Today’s compression cage match didn’t go how the crowd expected: in a real test on Lua code for a Minecraft mod, the old-school bzip family squeezed the most, beating gzip, zstd, xz, brotli, and lzip. The author says bzip’s secret sauce is BWT (a reorder-and-group trick) instead of LZ77 (a find-and-reference trick), which favors text over binary. Translation: it clusters similar letters so simple rules can munch long runs of characters.
The comments went full soap opera. One fan dubbed bzip2 the “unsung coworker” while speed lovers yelled “just use zstd” because bzip can be slow to compress. Another reader argued the piece barely compared xz and zstd — “unless I’m missing something, the only references to x…” — stirring demands for broader benchmarks. Then came the lore drop: “bzip3 has close to nothing to do with bzip2,” a reminder it’s a different take on the same idea.
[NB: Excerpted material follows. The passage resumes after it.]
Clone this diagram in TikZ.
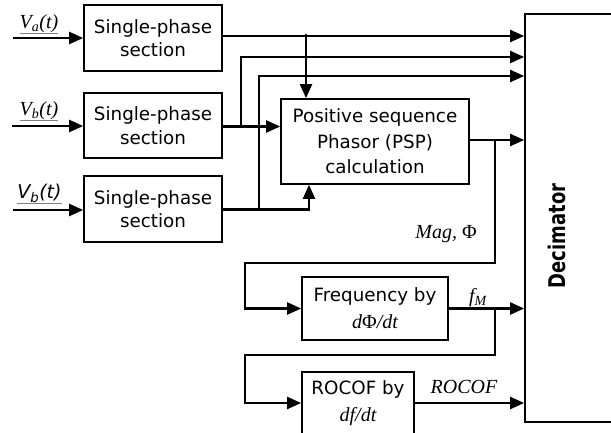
\documentclass[tikz,border=0pt]{standalone}
\usepackage{fontspec}
\setmainfont{DejaVu Sans}
\newfontfamily\tmsfont{Liberation Serif}
\newfontfamily\decfont[FakeStretch=0.78]{DejaVu Sans}
\usetikzlibrary{arrows.meta}
\tikzset{
  blk/.style={draw, line width=1.7pt, inner sep=0pt, align=center,
    font=\fontsize{18.3}{23.5}\selectfont},
  conn/.style={line width=2.3pt},
  arr/.style={conn, -{Triangle[length=14pt,width=12pt]}},
  tlab/.style={font=\fontsize{20}{22}\selectfont\tmsfont\itshape,
    inner sep=0pt, anchor=base},
  uline/.style={line width=0.7pt, black!50},
}
\begin{document}
\begin{tikzpicture}[x=1pt,y=-1pt]
\useasboundingbox (0,0) rectangle (611,432);
\clip (0,0) rectangle (611,432);

% blocks
\node[blk, minimum width=138pt, minimum height=66pt] (b1) at (153,38) {Single-phase\\section};
\node[blk, minimum width=138pt, minimum height=65pt] (b2) at (153,125.5) {Single-phase\\section};
\node[blk, minimum width=138pt, minimum height=66pt] (b3) at (153,209) {Single-phase\\section};
\node[blk, minimum width=188pt, minimum height=85pt,
      font=\fontsize{18.3}{25.5}\selectfont] (psp) at (375,141.5)
  {Positive sequence\\Phasor (PSP)\\calculation};
\node[blk, minimum width=146pt, minimum height=63pt,
      font=\fontsize{18.3}{27}\selectfont] (freq) at (375,308.5)
  {Frequency by\\{\tmsfont\fontsize{20}{22}\selectfont\itshape d\upshape Φ\itshape/dt}};
\node[blk, minimum width=112pt, minimum height=62pt,
      font=\fontsize{18.3}{27}\selectfont] (rocof) at (358,403)
  {ROCOF by\\{\tmsfont\fontsize{20}{22}\selectfont\itshape df/dt}};
\node[draw, line width=1.7pt, minimum width=200pt, minimum height=408pt] (dec) at (625,218) {};
\node[font=\decfont\bfseries\fontsize{23}{23}\selectfont, rotate=90] (dectxt) at (557,236) {Decimator};

% input signals
\coordinate (in1) at (13,38);
\coordinate (in2) at (12,126);
\coordinate (in3) at (13,210);
\draw[arr] (in1) -- (in1 -| b1.west);
\draw[arr] (in2) -- (in2 -| b2.west);
\draw[arr] (in3) -- (in3 -| b3.west);

\node[tlab] (la) at (39,28.5) {V\textsubscript{a}(t)};
\node[tlab] (lb) at (39,115.5) {V\textsubscript{b}(t)};
\node[anchor=base, inner sep=0pt, font=\fontsize{19}{21}\selectfont\itshape] (lc) at (39.5,198.5) {V\textsubscript{b}(t)};
\draw[uline] ([yshift=-5pt]la.base west) -- ([yshift=-5pt]la.base east);
\draw[uline] ([yshift=-5pt]lb.base west) -- ([yshift=-5pt]lb.base east);
\draw[uline] ([yshift=-5pt]lc.base west) -- ([yshift=-5pt]lc.base east);

% rows and junctions
\coordinate (r1) at (0,36);
\coordinate (r2) at (0,57);
\coordinate (r3) at (0,76);
\coordinate (r4) at (0,140);
\coordinate (j1) at (306,34);
\coordinate (j2) at (241,126.5);
\coordinate (j3) at (259,209.5);
\coordinate (k3) at (309,209.5);
\coordinate (j4) at (495,140);
\coordinate (m1) at (495,263);
\coordinate (m2) at (245,263);
\coordinate (j5) at (495,308.5);
\coordinate (m3) at (495,355);
\coordinate (m4) at (245,355);

% phase A
\draw[arr] (b1.east |- r1) -- (dec.west |- r1);
\draw[arr] (j1) -- (j1 |- psp.north);
% phase B
\draw[arr] (b2.east |- j2) -- (psp.west |- j2);
\draw[arr] (j2) |- (dec.west |- r2);
% phase C
\draw[arr] (b3.east |- j3) -- (k3) -- (k3 |- psp.south);
\draw[arr] (j3) |- (dec.west |- r3);
% phasor output
\draw[arr] (psp.east |- r4) -- (dec.west |- r4);
\draw[arr] (j4) -- (m1) -- (m2) |- (freq.west);
% frequency output
\draw[arr] (freq.east) -- (dec.west |- freq.east);
\draw[arr] (j5) -- (m3) -- (m4) |- (rocof.west);
% ROCOF output
\draw[arr] (rocof.east) -- (dec.west |- rocof.east);

\node[tlab] (mag) at (446,238) {Mag, {\upshape Φ}};
\node[tlab] (fm) at (478,302) {f\textsubscript{M}};
\node[tlab] (rl) at (464,393) {ROCOF};
\end{tikzpicture}
\end{document}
Meanwhile, a side quest erupted: Go’s klauspost/compress flipped on zstd in a patch version, prompting “wait, defaults changed in a patch?!” energy. Meme-wise, the crowd joked bzip is the “grandpa with gains,” zstd the “gym bro,” and BWT the “weird but brilliant uncle.” The vibe: if you’re squeezing text to the last byte, bzip’s back; if you want speed and convenience, the zstd crowd isn’t budging.
Key Points
- •On a 327,005-byte Lua code file, BWT-based bzip variants produced the smallest compressed sizes (bzip3: 61,067 bytes; bzip2 -9: 63,727 bytes).
- •LZ77-based compressors (Zopfli/gzip, zstd, xz, brotli, lzip) yielded larger outputs ranging from ~67–76 KB under high settings.
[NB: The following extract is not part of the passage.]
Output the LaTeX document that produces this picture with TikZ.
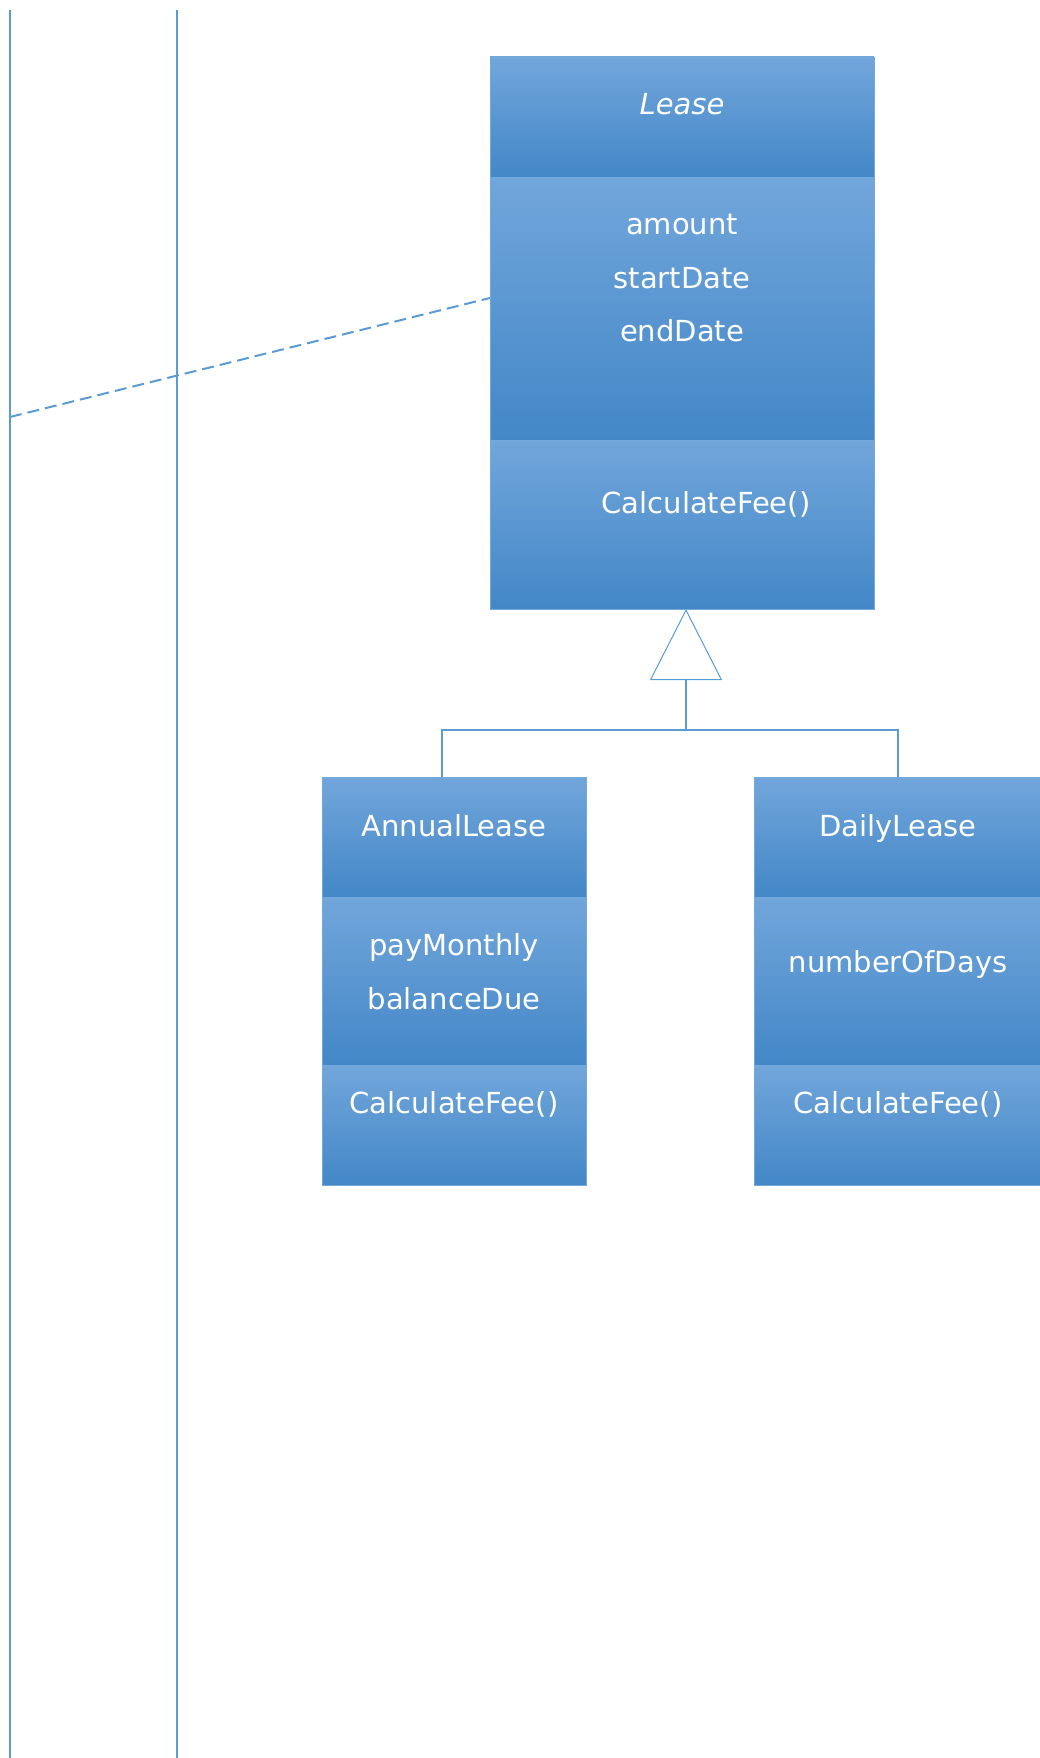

- •Bzip’s use of the Burrows–Wheeler Transform groups characters by context, enabling efficient modeling and run-length encoding without storing origin positions.
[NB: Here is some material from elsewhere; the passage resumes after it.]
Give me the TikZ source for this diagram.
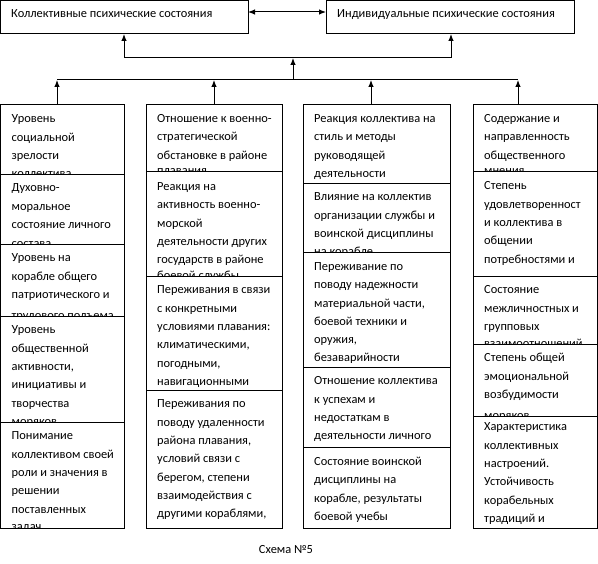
\documentclass[tikz,border=0pt]{standalone}
\usepackage{fontspec}
\setmainfont{Carlito}
\usetikzlibrary{arrows.meta}
\tikzset{
  x=1pt, y=-1pt,
  cellbox/.style={draw, line width=1pt, anchor=north west, inner sep=0pt, outer sep=0pt},
  topbox/.style={draw, line width=1pt, anchor=north west, inner sep=0pt, outer sep=0pt},
  txt/.style={anchor=base west, inner sep=0pt, font=\fontsize{12.4}{14}\selectfont},
  conn/.style={line width=1pt},
  arr/.style={conn, -{Latex[length=7pt,width=5.5pt]}},
  dblarr/.style={conn, {Latex[length=7pt,width=5.5pt]}-{Latex[length=7pt,width=5.5pt]}},
}
\def\ls{18.3}
% #1 name, #2 x, #3 top, #4 bottom, #5 width, #6 first baseline offset, #7 lines, #8 partial line
\newcommand\cellnode[8]{%
  \node[cellbox, minimum width=#5, minimum height=#4-#3] (#1) at (#2,#3) {};
  \begin{scope}
    \clip (#2,#3) rectangle ({#2+#5},#4);
    \foreach \lineitem [count=\k] in {#7} {\node[txt] (#1-\k) at ({#2+11},{#3+#6+\ls*(\k-1)}) {\lineitem};}
    \if\relax\detokenize{#8}\relax\else
      \node[txt] (#1-p) at ({#2+11},{#4+2.8}) {#8};
    \fi
  \end{scope}}
\begin{document}
\begin{tikzpicture}
\useasboundingbox (0,0) rectangle (598,564);

% top boxes
\node[topbox, minimum width=247.5, minimum height=33.5] (coll) at (0.5,0.5) {};
\node[txt] (collt) at (11,18) {Коллективные психические состояния};
\node[topbox, minimum width=248, minimum height=33.5] (ind) at (326,0.5) {};
\node[txt] (indt) at (337,18) {Индивидуальные психические состояния};
\draw[dblarr] (coll.east |- 0,12) -- (ind.west |- 0,12);

% bus coordinates
\coordinate (bl) at (124,58);
\coordinate (br) at (451,58);
\coordinate (bm) at (293,58);
\coordinate (lm) at (293,80);
\coordinate (l1) at (57,80);
\coordinate (l2) at (214,80);
\coordinate (l3) at (371,80);
\coordinate (l4) at (518,80);

% column 1
\cellnode{c1a}{0.5}{105}{175}{123.5}{18}{Уровень, социальной, зрелости}{коллектива}
\cellnode{c1b}{0.5}{175}{245}{123.5}{17}{Духовно-, моральное, состояние личного}{состава}
\cellnode{c1c}{0.5}{245}{317}{123.5}{17}{Уровень на, корабле общего, патриотического и}{трудового подъема}
\cellnode{c1d}{0.5}{317}{423}{123.5}{17}{Уровень, общественной, {активности,}, инициативы и, творчества}{моряков}
\cellnode{c1e}{0.5}{423}{528}{123.5}{17}{Понимание, коллективом своей, роли и значения в, решении, поставленных}{задач}

% column 2
\cellnode{c2a}{146}{105}{172}{136}{17.5}{Отношение к военно-, стратегической, обстановке в районе}{плавания}
\cellnode{c2b}{146}{172}{277}{136}{18.5}{Реакция на, активность военно-, морской, деятельности других, государств в районе}{боевой службы}
\cellnode{c2c}{146}{277}{391}{136}{17}{Переживания в связи, с конкретными, условиями плавания:, {климатическими,}, {погодными,}, навигационными}{}
\cellnode{c2d}{146}{391}{528}{136}{17}{Переживания по, поводу удаленности, {района плавания,}, условий связи с, {берегом, степени}, взаимодействия с, {другими кораблями,}}{}

% column 3
\cellnode{c3a}{303}{105}{184}{147}{17.5}{Реакция коллектива на, стиль и методы, руководящей, деятельности}{}
\cellnode{c3b}{303}{184}{253}{147}{17}{Влияние на коллектив, организации службы и, воинской дисциплины}{на корабле}
\cellnode{c3c}{303}{253}{368}{147}{17.5}{Переживание по, поводу надежности, {материальной части,}, боевой техники и, {оружия,}, безаварийности}{}
\cellnode{c3d}{303}{368}{448}{147}{17}{Отношение коллектива, к успехам и, недостаткам в, деятельности личного}{}
\cellnode{c3e}{303}{448}{528}{147}{17.5}{Состояние воинской, дисциплины на, {корабле, результаты}, боевой учебы}{}

% column 4
\cellnode{c4a}{473}{105}{172}{124}{17.5}{Содержание и, направленность, общественного}{мнения}
\cellnode{c4b}{473}{172}{277}{124}{18}{Степень, удовлетворенност, и коллектива в, общении, потребностями и}{}
\cellnode{c4c}{473}{277}{345}{124}{17}{Состояние, межличностных и, групповых}{взаимоотношений}
\cellnode{c4d}{473}{345}{417}{124}{17}{Степень общей, эмоциональной, возбудимости}{моряков}
\cellnode{c4e}{473}{417}{528}{124}{14}{Характеристика, коллективных, настроений., Устойчивость, корабельных, традиций и}{}

% connectors
\draw[arr] (bl) -- (coll.south -| bl);
\draw[arr] (br) -- (ind.south -| br);
\draw[conn] (bl) -- (br);
\draw[arr] (lm) -- (bm);
\draw[conn] (l1) -- (l4);
\draw[arr] (c1a.north -| l1) -- (l1);
\draw[arr] (c2a.north -| l2) -- (l2);
\draw[arr] (c3a.north -| l3) -- (l3);
\draw[arr] (c4a.north -| l4) -- (l4);

% caption
\node[txt, anchor=base] (cap) at (286,554) {Схема №5};
\end{tikzpicture}
\end{document}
- •BWT performs best on consistent text-like data; mixed contexts (e.g., “color” vs “colour”) can reduce its efficiency compared to LZ77’s recency-based references.
- •bzip3 lacks compression level parameters and bzip2’s -9 option has limited effect, whereas LZ77-based methods often rely on level tuning due to costly match searches.